>> BEGIN SUPPLIED INFORMATION

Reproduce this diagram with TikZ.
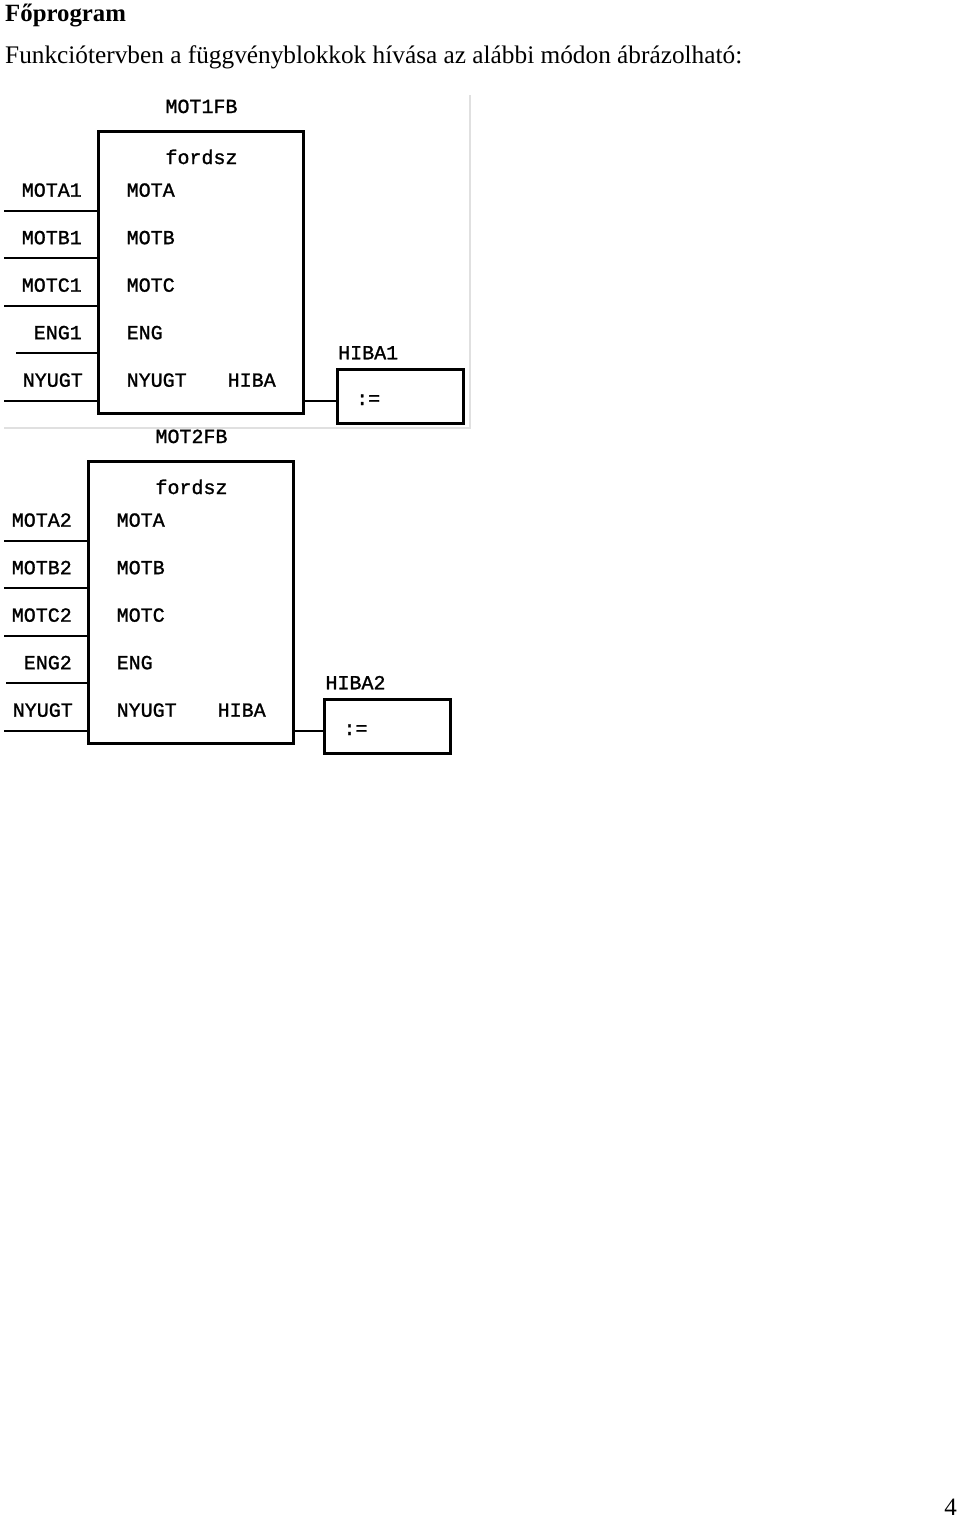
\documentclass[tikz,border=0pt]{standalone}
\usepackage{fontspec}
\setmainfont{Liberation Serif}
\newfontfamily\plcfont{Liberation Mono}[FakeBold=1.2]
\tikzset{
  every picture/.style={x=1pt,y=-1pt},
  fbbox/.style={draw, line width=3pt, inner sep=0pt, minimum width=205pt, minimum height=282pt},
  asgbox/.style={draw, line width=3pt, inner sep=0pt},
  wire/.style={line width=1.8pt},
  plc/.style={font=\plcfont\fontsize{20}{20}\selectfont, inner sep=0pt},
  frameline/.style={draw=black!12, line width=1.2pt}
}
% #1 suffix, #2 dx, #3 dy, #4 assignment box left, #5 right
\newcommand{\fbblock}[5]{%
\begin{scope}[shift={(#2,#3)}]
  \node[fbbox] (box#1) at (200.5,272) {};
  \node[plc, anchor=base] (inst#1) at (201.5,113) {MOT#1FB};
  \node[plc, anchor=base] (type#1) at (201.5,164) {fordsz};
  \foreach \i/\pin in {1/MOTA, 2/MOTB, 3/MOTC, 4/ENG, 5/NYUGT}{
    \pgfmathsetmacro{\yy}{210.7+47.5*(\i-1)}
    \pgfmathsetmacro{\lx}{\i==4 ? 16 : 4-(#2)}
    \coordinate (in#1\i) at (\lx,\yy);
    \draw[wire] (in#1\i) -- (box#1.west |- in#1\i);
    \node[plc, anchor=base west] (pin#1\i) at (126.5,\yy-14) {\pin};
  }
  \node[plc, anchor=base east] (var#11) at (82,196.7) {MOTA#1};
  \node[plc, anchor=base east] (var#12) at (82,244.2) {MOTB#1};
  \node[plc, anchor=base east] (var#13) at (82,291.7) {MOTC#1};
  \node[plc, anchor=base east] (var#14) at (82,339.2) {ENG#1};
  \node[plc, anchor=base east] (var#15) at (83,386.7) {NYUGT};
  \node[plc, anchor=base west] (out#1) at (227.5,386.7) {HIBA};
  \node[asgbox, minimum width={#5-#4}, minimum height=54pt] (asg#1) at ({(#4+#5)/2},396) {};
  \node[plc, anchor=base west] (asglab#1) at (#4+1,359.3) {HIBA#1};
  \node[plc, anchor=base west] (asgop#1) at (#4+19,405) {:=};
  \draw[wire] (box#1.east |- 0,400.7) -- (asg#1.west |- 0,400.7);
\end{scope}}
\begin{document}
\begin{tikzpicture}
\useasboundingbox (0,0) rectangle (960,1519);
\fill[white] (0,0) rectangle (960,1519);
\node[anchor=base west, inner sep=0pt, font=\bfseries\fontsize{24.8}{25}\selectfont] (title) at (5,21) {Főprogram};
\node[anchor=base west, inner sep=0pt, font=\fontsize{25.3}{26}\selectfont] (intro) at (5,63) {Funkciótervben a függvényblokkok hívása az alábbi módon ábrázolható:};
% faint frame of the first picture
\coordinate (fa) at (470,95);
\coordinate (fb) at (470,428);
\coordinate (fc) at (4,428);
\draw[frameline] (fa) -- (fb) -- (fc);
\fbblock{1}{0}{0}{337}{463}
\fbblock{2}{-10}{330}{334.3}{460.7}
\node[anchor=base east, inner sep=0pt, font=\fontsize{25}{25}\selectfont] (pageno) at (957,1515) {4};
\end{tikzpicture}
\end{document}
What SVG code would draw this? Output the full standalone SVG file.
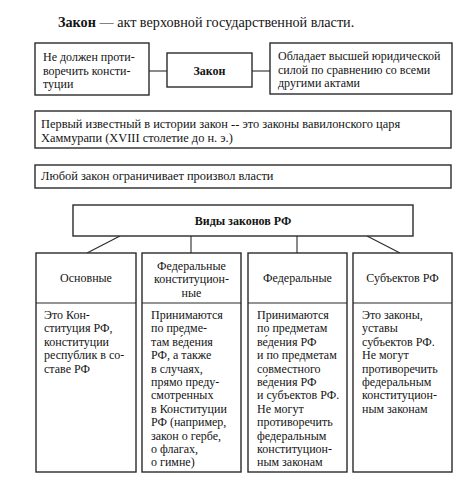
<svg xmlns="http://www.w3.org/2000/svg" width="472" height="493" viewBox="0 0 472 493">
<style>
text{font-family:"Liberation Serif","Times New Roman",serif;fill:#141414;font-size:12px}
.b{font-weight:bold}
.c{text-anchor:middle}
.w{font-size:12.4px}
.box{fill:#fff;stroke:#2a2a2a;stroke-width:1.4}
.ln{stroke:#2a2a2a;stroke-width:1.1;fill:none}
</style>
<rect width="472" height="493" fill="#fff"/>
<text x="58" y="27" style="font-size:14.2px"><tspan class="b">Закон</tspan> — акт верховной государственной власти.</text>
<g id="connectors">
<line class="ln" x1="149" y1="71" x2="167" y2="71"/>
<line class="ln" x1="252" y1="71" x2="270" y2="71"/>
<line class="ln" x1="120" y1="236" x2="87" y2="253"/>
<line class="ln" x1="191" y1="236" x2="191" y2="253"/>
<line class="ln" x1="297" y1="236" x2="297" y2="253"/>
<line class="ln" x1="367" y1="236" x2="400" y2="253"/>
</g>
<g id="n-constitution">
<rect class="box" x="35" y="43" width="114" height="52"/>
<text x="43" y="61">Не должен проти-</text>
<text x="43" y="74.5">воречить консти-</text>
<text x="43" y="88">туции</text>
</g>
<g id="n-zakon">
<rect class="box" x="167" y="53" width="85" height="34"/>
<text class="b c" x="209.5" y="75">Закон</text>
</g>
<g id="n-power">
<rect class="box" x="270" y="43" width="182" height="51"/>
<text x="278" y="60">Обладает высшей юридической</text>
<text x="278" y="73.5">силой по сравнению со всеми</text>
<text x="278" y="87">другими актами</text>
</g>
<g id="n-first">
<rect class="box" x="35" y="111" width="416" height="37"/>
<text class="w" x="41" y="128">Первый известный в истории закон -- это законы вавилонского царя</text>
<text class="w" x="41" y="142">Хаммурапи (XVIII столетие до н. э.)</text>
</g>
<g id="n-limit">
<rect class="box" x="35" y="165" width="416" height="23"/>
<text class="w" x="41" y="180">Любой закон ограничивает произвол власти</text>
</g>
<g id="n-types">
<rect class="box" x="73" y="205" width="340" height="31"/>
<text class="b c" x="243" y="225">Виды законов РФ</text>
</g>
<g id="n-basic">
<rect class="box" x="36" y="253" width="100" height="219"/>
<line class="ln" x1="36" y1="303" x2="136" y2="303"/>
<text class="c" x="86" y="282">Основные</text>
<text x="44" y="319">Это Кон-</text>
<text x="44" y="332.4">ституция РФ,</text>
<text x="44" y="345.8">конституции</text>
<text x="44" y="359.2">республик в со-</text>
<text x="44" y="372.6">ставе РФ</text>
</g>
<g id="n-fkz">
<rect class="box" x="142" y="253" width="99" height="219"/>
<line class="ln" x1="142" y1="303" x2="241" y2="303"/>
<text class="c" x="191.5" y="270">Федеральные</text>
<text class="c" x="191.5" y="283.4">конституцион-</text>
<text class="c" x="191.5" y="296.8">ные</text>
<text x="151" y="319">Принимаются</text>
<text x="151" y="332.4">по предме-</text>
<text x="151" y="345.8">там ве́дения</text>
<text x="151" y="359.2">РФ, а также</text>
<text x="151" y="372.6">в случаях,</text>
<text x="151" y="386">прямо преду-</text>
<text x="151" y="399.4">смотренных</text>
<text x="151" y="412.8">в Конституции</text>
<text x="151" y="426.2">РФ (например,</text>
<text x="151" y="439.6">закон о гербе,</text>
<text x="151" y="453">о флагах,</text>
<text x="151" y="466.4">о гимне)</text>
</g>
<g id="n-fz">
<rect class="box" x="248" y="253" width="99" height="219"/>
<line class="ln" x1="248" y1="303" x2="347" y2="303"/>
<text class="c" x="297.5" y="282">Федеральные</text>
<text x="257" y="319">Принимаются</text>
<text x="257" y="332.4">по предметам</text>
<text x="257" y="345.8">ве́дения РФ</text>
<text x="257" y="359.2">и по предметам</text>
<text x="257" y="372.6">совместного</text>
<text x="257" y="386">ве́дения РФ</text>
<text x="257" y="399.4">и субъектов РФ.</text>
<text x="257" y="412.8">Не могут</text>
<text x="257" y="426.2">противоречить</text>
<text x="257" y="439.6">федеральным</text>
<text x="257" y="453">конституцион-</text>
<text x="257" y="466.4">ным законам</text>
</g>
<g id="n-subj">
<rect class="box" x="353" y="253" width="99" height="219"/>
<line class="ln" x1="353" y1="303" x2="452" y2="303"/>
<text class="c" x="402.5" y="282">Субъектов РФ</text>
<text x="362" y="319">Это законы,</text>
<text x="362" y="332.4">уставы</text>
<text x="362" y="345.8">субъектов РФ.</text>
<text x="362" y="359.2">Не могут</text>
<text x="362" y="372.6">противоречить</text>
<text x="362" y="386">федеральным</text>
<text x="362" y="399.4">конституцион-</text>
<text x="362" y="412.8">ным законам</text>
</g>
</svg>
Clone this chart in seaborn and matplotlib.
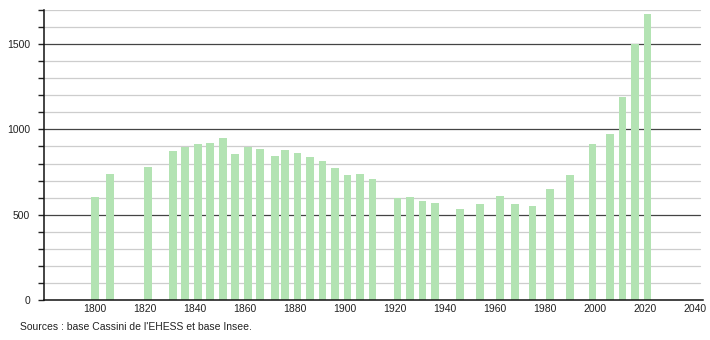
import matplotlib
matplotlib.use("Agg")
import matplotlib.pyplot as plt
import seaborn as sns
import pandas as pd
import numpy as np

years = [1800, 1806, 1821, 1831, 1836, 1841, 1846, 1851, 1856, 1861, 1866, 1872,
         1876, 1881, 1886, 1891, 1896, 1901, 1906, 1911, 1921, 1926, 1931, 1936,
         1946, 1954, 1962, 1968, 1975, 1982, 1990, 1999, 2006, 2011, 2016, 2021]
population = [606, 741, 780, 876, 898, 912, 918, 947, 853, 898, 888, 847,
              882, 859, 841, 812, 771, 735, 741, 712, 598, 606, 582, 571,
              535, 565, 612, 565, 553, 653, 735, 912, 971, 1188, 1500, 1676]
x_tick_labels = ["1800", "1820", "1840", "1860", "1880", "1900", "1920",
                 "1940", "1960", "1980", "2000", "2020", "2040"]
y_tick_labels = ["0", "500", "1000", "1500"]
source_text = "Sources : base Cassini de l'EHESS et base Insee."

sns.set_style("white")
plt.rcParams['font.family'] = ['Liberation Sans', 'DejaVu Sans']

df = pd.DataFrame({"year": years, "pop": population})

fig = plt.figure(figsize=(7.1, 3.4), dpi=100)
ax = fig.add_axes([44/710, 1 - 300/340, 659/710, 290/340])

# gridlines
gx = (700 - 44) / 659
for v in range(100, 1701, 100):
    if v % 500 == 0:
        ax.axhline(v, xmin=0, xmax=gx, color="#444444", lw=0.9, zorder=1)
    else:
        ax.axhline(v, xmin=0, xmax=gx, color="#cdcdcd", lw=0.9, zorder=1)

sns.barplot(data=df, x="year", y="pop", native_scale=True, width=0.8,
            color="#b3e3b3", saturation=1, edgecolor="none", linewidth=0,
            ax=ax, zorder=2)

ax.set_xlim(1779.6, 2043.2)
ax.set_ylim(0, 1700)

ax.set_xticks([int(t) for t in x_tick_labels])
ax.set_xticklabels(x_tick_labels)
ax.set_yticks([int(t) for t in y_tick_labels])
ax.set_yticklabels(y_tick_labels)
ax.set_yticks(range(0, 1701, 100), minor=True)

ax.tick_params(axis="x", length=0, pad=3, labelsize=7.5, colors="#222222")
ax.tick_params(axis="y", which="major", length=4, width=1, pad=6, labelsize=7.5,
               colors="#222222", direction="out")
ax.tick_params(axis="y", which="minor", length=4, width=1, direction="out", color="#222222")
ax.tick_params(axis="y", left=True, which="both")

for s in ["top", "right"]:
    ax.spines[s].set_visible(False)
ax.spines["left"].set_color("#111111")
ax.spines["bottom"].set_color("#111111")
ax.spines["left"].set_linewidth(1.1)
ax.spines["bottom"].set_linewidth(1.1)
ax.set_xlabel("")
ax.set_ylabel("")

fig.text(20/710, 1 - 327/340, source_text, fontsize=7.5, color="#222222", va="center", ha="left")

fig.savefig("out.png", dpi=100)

>> END SUPPLIED INFORMATION

--- THE TASK ---
Return the material from the line containing "Clone this chart in seaborn and matplotlib." through the line containing "base Cassini de", exactly and in full, but without its pictures.

--- RESPONSE TO THE TASK ---
Clone this chart in seaborn and matplotlib.
import matplotlib
matplotlib.use("Agg")
import matplotlib.pyplot as plt
import seaborn as sns
import pandas as pd
import numpy as np

years = [1800, 1806, 1821, 1831, 1836, 1841, 1846, 1851, 1856, 1861, 1866, 1872,
         1876, 1881, 1886, 1891, 1896, 1901, 1906, 1911, 1921, 1926, 1931, 1936,
         1946, 1954, 1962, 1968, 1975, 1982, 1990, 1999, 2006, 2011, 2016, 2021]
population = [606, 741, 780, 876, 898, 912, 918, 947, 853, 898, 888, 847,
              882, 859, 841, 812, 771, 735, 741, 712, 598, 606, 582, 571,
              535, 565, 612, 565, 553, 653, 735, 912, 971, 1188, 1500, 1676]
x_tick_labels = ["1800", "1820", "1840", "1860", "1880", "1900", "1920",
                 "1940", "1960", "1980", "2000", "2020", "2040"]
y_tick_labels = ["0", "500", "1000", "1500"]
source_text = "Sources : base Cassini de l'EHESS et base Insee."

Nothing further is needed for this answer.